In 1868 Steer applied for a licence to sell liquor at the Freemasons’ Tavern, Penge Road, South Norwood. The licence was refused on the grounds that there were insufficient inhabitants in the neighbourhood. (Licence Applications, 1868). At that time Steer and his family were living in the Lodge, currently 11 Lancaster Road, of the South Norwood Park Estate and it was reported in court that he had built 111 houses locally as well as the tavern. A licence was granted a year later when Steer handed it to a publican to run the tavern.
His building enterprises extended from South Norwood to The City of London, Westminster, Kensington, Walworth, Camberwell and Sutton. (Roud, 2012).
Steer was declared bankrupt on a number of occasions throughout his career as a builder; firstly in 1878 when he was trading as a brick maker, and a stove, grate and chimney-piece manufacturer. His debts at that time were declared as £60,000 some five million pounds in today’s values! Unfortunately he was again declared bankrupt in 1893 at which time he owed £247,000 (£22 million)! (Another Big Smash, 1893). Steer was in court again the following year with further debts and “insufficient” books. The failure was attributed to the depreciation in property values following the “Liberator” crash, partly the fault of Morell Theobald of the Firs South Norwood Hill and the Australian Bank crisis (Manchester Courier & Lancashire General Advertiser., 1894).

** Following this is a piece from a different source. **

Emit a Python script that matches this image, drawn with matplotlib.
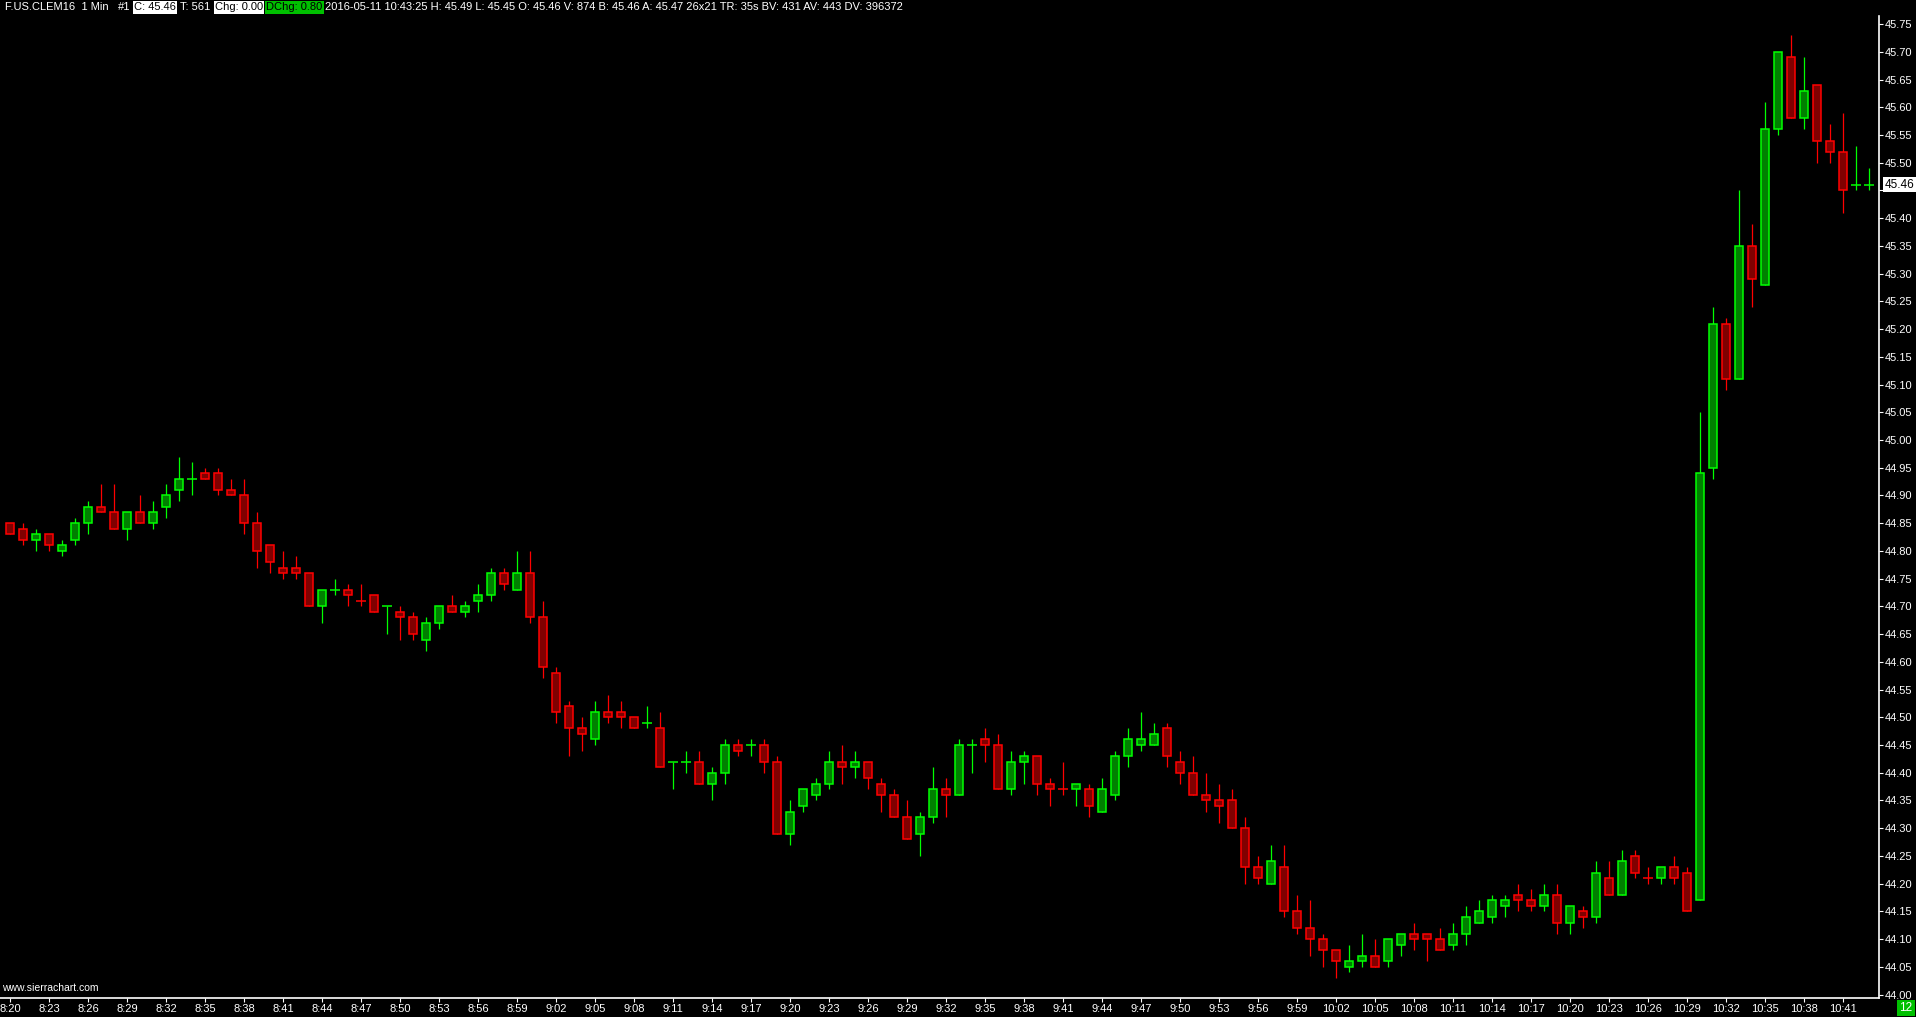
import matplotlib
matplotlib.use("Agg")
import matplotlib.pyplot as plt
import numpy as np

plt.rcParams['font.family'] = ['Liberation Sans', 'DejaVu Sans']

# 1 minute bars, 8:20 .. 10:43
opens = [44.85, 44.84, 44.82, 44.83, 44.80, 44.82, 44.85, 44.88, 44.87, 44.84,
         44.87, 44.85, 44.88, 44.91, 44.93, 44.94, 44.94, 44.91, 44.90, 44.85,
         44.81, 44.77, 44.77, 44.76, 44.70, 44.73, 44.73, 44.71, 44.72, 44.70,
         44.69, 44.68, 44.64, 44.67, 44.70, 44.69, 44.71, 44.72, 44.76, 44.73,
         44.76, 44.68, 44.58, 44.52, 44.48, 44.46, 44.51, 44.51, 44.50, 44.49,
         44.48, 44.42, 44.42, 44.42, 44.38, 44.40, 44.45, 44.45, 44.45, 44.42,
         44.29, 44.34, 44.36, 44.38, 44.42, 44.41, 44.42, 44.38, 44.36, 44.32,
         44.29, 44.32, 44.37, 44.36, 44.45, 44.46, 44.45, 44.37, 44.42, 44.43,
         44.38, 44.37, 44.37, 44.37, 44.33, 44.36, 44.43, 44.45, 44.45, 44.48,
         44.42, 44.40, 44.36, 44.35, 44.35, 44.30, 44.23, 44.20, 44.23, 44.15,
         44.12, 44.10, 44.08, 44.05, 44.06, 44.07, 44.06, 44.09, 44.11, 44.11,
         44.10, 44.09, 44.11, 44.13, 44.14, 44.16, 44.18, 44.17, 44.16, 44.18,
         44.13, 44.15, 44.14, 44.21, 44.18, 44.25, 44.21, 44.21, 44.23, 44.22,
         44.17, 44.95, 45.21, 45.11, 45.35, 45.28, 45.56, 45.69, 45.58, 45.64,
         45.54, 45.52, 45.46, 45.46]
highs = [44.85, 44.85, 44.84, 44.83, 44.82, 44.86, 44.89, 44.92, 44.92, 44.87,
         44.90, 44.89, 44.92, 44.97, 44.96, 44.95, 44.95, 44.93, 44.93, 44.87,
         44.81, 44.80, 44.79, 44.76, 44.73, 44.75, 44.74, 44.74, 44.72, 44.70,
         44.70, 44.69, 44.68, 44.70, 44.72, 44.71, 44.74, 44.77, 44.77, 44.80,
         44.80, 44.71, 44.59, 44.53, 44.50, 44.53, 44.54, 44.53, 44.50, 44.52,
         44.51, 44.42, 44.44, 44.44, 44.41, 44.46, 44.46, 44.46, 44.46, 44.43,
         44.35, 44.37, 44.39, 44.44, 44.45, 44.44, 44.42, 44.39, 44.37, 44.35,
         44.33, 44.41, 44.39, 44.46, 44.46, 44.48, 44.47, 44.44, 44.44, 44.43,
         44.39, 44.42, 44.38, 44.38, 44.39, 44.44, 44.48, 44.51, 44.49, 44.49,
         44.44, 44.43, 44.40, 44.38, 44.37, 44.32, 44.25, 44.27, 44.27, 44.18,
         44.17, 44.11, 44.08, 44.09, 44.11, 44.10, 44.10, 44.11, 44.13, 44.11,
         44.12, 44.13, 44.16, 44.17, 44.18, 44.18, 44.20, 44.19, 44.20, 44.20,
         44.16, 44.16, 44.24, 44.24, 44.26, 44.26, 44.23, 44.23, 44.25, 44.23,
         45.05, 45.24, 45.22, 45.45, 45.39, 45.61, 45.70, 45.73, 45.69, 45.64,
         45.57, 45.59, 45.53, 45.49]
lows = [44.83, 44.81, 44.80, 44.80, 44.79, 44.81, 44.83, 44.87, 44.84, 44.82,
        44.85, 44.84, 44.86, 44.89, 44.90, 44.93, 44.90, 44.90, 44.83, 44.77,
        44.76, 44.75, 44.75, 44.70, 44.67, 44.72, 44.70, 44.70, 44.69, 44.65,
        44.64, 44.64, 44.62, 44.66, 44.69, 44.68, 44.69, 44.71, 44.73, 44.73,
        44.67, 44.57, 44.49, 44.43, 44.44, 44.45, 44.49, 44.48, 44.48, 44.48,
        44.41, 44.37, 44.40, 44.38, 44.35, 44.38, 44.43, 44.43, 44.40, 44.29,
        44.27, 44.33, 44.35, 44.37, 44.38, 44.39, 44.37, 44.33, 44.32, 44.28,
        44.25, 44.31, 44.32, 44.36, 44.40, 44.42, 44.37, 44.36, 44.38, 44.36,
        44.34, 44.36, 44.34, 44.32, 44.33, 44.35, 44.41, 44.44, 44.45, 44.41,
        44.38, 44.36, 44.33, 44.31, 44.30, 44.20, 44.20, 44.20, 44.14, 44.11,
        44.07, 44.05, 44.03, 44.04, 44.05, 44.05, 44.05, 44.07, 44.08, 44.06,
        44.08, 44.08, 44.09, 44.13, 44.13, 44.14, 44.15, 44.15, 44.15, 44.11,
        44.11, 44.12, 44.13, 44.18, 44.18, 44.21, 44.20, 44.20, 44.20, 44.15,
        44.17, 44.93, 45.09, 45.11, 45.24, 45.28, 45.55, 45.58, 45.56, 45.50,
        45.50, 45.41, 45.45, 45.45]
closes = [44.83, 44.82, 44.83, 44.81, 44.81, 44.85, 44.88, 44.87, 44.84, 44.87,
          44.85, 44.87, 44.90, 44.93, 44.93, 44.93, 44.91, 44.90, 44.85, 44.80,
          44.78, 44.76, 44.76, 44.70, 44.73, 44.73, 44.72, 44.71, 44.69, 44.70,
          44.68, 44.65, 44.67, 44.70, 44.69, 44.70, 44.72, 44.76, 44.74, 44.76,
          44.68, 44.59, 44.51, 44.48, 44.47, 44.51, 44.50, 44.50, 44.48, 44.49,
          44.41, 44.42, 44.42, 44.38, 44.40, 44.45, 44.44, 44.45, 44.42, 44.29,
          44.33, 44.37, 44.38, 44.42, 44.41, 44.42, 44.39, 44.36, 44.32, 44.28,
          44.32, 44.37, 44.36, 44.45, 44.45, 44.45, 44.37, 44.42, 44.43, 44.38,
          44.37, 44.37, 44.38, 44.34, 44.37, 44.43, 44.46, 44.46, 44.47, 44.43,
          44.40, 44.36, 44.35, 44.34, 44.30, 44.23, 44.21, 44.24, 44.15, 44.12,
          44.10, 44.08, 44.06, 44.06, 44.07, 44.05, 44.10, 44.11, 44.10, 44.10,
          44.08, 44.11, 44.14, 44.15, 44.17, 44.17, 44.17, 44.16, 44.18, 44.13,
          44.16, 44.14, 44.22, 44.18, 44.24, 44.22, 44.21, 44.23, 44.21, 44.15,
          44.94, 45.21, 45.11, 45.35, 45.29, 45.56, 45.70, 45.58, 45.63, 45.54,
          45.52, 45.45, 45.46, 45.46]

time_labels = ['8:20', '8:23', '8:26', '8:29', '8:32', '8:35', '8:38', '8:41', '8:44', '8:47',
               '8:50', '8:53', '8:56', '8:59', '9:02', '9:05', '9:08', '9:11', '9:14', '9:17',
               '9:20', '9:23', '9:26', '9:29', '9:32', '9:35', '9:38', '9:41', '9:44', '9:47',
               '9:50', '9:53', '9:56', '9:59', '10:02', '10:05', '10:08', '10:11', '10:14', '10:17',
               '10:20', '10:23', '10:26', '10:29', '10:32', '10:35', '10:38', '10:41']
price_ticks = np.round(np.arange(44.00, 45.751, 0.05), 2)
last_price = 45.46

GREEN, GREEN_FILL = '#00ff00', '#008000'
RED, RED_FILL = '#ff0000', '#800000'

W, H = 1916, 1017
fig = plt.figure(figsize=(W / 100, H / 100), dpi=100, facecolor='black')
ax = fig.add_axes([0, 19 / H, 1879 / W, (998 - 16) / H], facecolor='black')

n = len(closes)
x = np.arange(n)
o = np.array(opens); h = np.array(highs); l = np.array(lows); c = np.array(closes)

# colour: up if close > open; doji follows previous close / previous colour
up = np.zeros(n, dtype=bool)
for i in range(n):
    if c[i] > o[i]:
        up[i] = True
    elif c[i] < o[i]:
        up[i] = False
    elif i == 0:
        up[i] = True
    elif c[i] > c[i - 1]:
        up[i] = True
    elif c[i] < c[i - 1]:
        up[i] = False
    else:
        up[i] = up[i - 1]

edge = np.where(up, GREEN, RED)
fill = np.where(up, GREEN_FILL, RED_FILL)
bw = 0.62

ax.vlines(x, l, h, colors=edge, linewidth=0.9, zorder=2)
body = o != c
bot = np.minimum(o, c)
ax.bar(x[body], (np.abs(c - o))[body], bottom=bot[body], width=bw,
       color=fill[body], edgecolor=edge[body], linewidth=1.1, zorder=3)
ax.hlines(c[~body], x[~body] - bw / 2 - 0.05, x[~body] + bw / 2 + 0.05,
          colors=edge[~body], linewidth=1.1, zorder=3)

ax.set_xlim(-10 / 13, (1879 - 10) / 13)
ax.set_ylim(45.50 - (998 - 162.7) / 554.6, 45.50 + (162.7 - 16) / 554.6)

for s in ['left', 'top']:
    ax.spines[s].set_visible(False)
for s in ['right', 'bottom']:
    ax.spines[s].set_color('white')
    ax.spines[s].set_linewidth(1.2)

ax.yaxis.tick_right()
ax.set_yticks(price_ticks)
# the 45.45 label sits under the last-price box in the reference
ax.set_yticklabels(['' if abs(p - 45.45) < 1e-6 else f'{p:.2f}' for p in price_ticks])
ax.tick_params(axis='y', colors='white', labelcolor='white', length=3, width=0.8,
               pad=1, labelsize=8)
ax.set_xticks(np.arange(0, n, 3))
ax.set_xticklabels(time_labels)
ax.tick_params(axis='x', colors='white', labelcolor='white', length=3, width=0.8,
               pad=1, labelsize=8)

# last price marker
ax.annotate(f'{last_price:.2f}', xy=(1.0, last_price), xycoords=('axes fraction', 'data'),
            xytext=(4, 0), textcoords='offset points', va='center', ha='left',
            fontsize=8.5, color='black', zorder=10, annotation_clip=False,
            bbox=dict(boxstyle='square,pad=0.12', fc='white', ec='none'))

# header line
hy = 1 - 7.5 / H
def head(px, s, fc=None, color='white'):
    kw = {}
    if fc:
        kw['bbox'] = dict(boxstyle='square,pad=0.12', fc=fc, ec='none')
    fig.text(px / W, hy, s, color=color, fontsize=8, va='center', ha='left', **kw)

head(5, 'F.US.CLEM16  1 Min')
head(118, '#1')
head(134, 'C: 45.46', fc='white', color='black')
head(180, 'T: 561')
head(215, 'Chg: 0.00', fc='white', color='black')
head(266, 'DChg: 0.80', fc='#00c000', color='black')
head(325, '2016-05-11 10:43:25 H: 45.49 L: 45.45 O: 45.46 V: 874 B: 45.46 A: 45.47 '
          '26x21 TR: 35s BV: 431 AV: 443 DV: 396372')

fig.text(2 / W, 1 - 988 / H, 'www.sierrachart.com', color='white', fontsize=7.5,
         va='center', ha='left')
fig.text(1906 / W, 1 - 1008 / H, '12', color='white', fontsize=8.5, va='center', ha='center',
         bbox=dict(boxstyle='square,pad=0.2', fc='#00c000', ec='none'))

fig.savefig('out.png', dpi=100, facecolor='black')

Steer and George Newberry of South Norwood were summoned for illegally taking goods to cover the claimed failure to pay rent on one of Steer’s properties. They were found guilty and it was ordered that they should return the seized goods. (Croydon Police Court, 1875).
In March 1877 Steer was summoned for being on the premises of the Freemasons’ Tavern during prohibited hours without lawful excuse. He was found guilty and fined 5s with 13s costs. (Croydon Petty Sessions, 1877). Yet little more than a year later in August 1878 Steer was a member of The Grand Jury at Croydon Quarter Sessions. (Croydon General Quarter Sessions, 1878).
Their son Francis (1866-1886) was killed on the 26th of October 1886 in a shooting accident by the accidental discharge of a gun by John Ball near Kingsclere near Basingstoke.
Steer was accosted by “Lazy Drunken Beggars” according to a report in November 1888. They behaved in a “very disorderly manner” outside Steer’s house.
In 1891Steer was committed for trial for allegedly making a forcible entry into premises he owned in order to evict a tenant. (Court Proceedings, 1891).
Abraham Steer passed away in 1894 at the age of 64 shortly after the failure, for the third time, of his building business.